I love that you set the films partly in Philly. I loved seeing all your Phillies gear.
Do you know how that happened? For the Phillies gear to be used, we wanted it to be authentic. Hallmark talked to the Phillies for clearance, and they had to send them the script, and asked if we could use their logo. The Phillies responded, “Yes. We love the character and what you are doing.” Let’s talk about how big a deal that is. A Major League Baseball team read the script of a Hallmark Channel film with a gay leading man who was a coach and former player, and they said, “We love this story and want to support it. We’d be happy if you used our team as his team.” They approved it and were happy to be a part of it. Shoutout to the Phillies to show that love and support for the queer community. That’s absolutely epic! I can’t take credit for choosing the Phillies. One of our executives is from Philly and we wanted to give a wink and nod and a thank you to her.

You’ve come a long way since “Mean Girls,” a film that means so much to so many. Can you reflect about finding your niche with projects like “The Groomsmen” and your other Hallmark series, “Finding Mr. Christmas.” Thoughts?
What is interesting is the “Mean Girls” audience is also the Hallmark audience. They want to be entertained and laugh and feel good. If you are exhausted by the world in 2024, I make projects that are safe for queer people to be seen and feel uplifted and laugh and hopefully walk away not only feeling proud to be a queer person, but excited and invigorated in love as a queer person.

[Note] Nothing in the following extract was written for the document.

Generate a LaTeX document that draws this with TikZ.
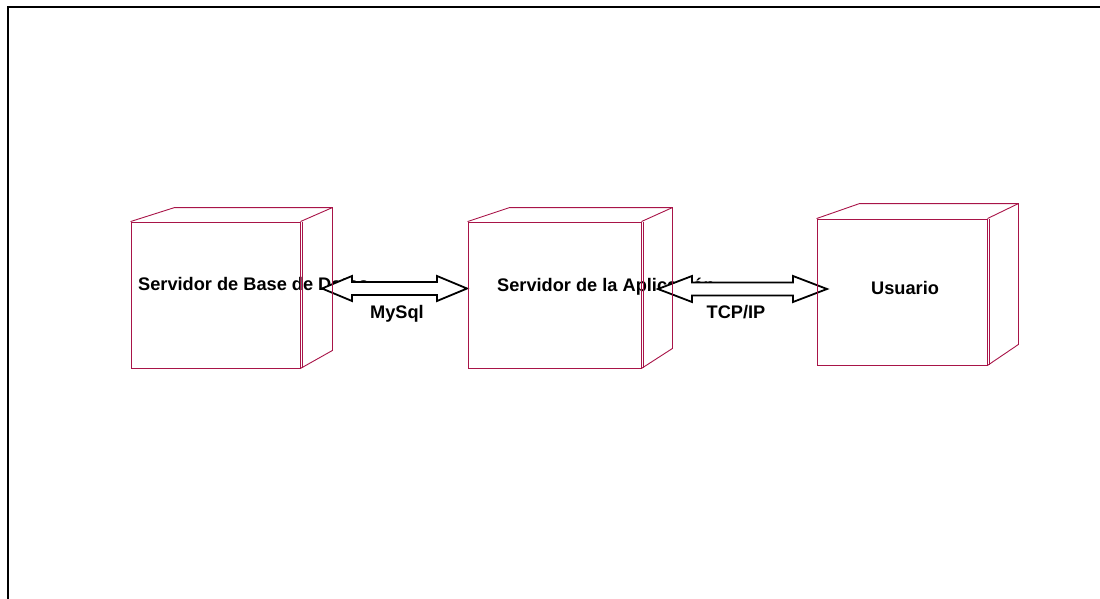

I am proud I was the first gay kiss in a Christmas movie ever. My clothes are in the LGBTQ+ archives in the Smithsonian from that scene. I was [in] the first gay-led holiday movie with “The Holiday Sitter,” and I was in the first same-sex wedding on the Hallmark Channel. And then I launched “Finding Mr. Christmas,” which is the first unscripted reality series on the Hallmark Channel. I want to tell queer stories to a broad audience who don’t watch “Drag Race.” That’s how you change hearts and minds.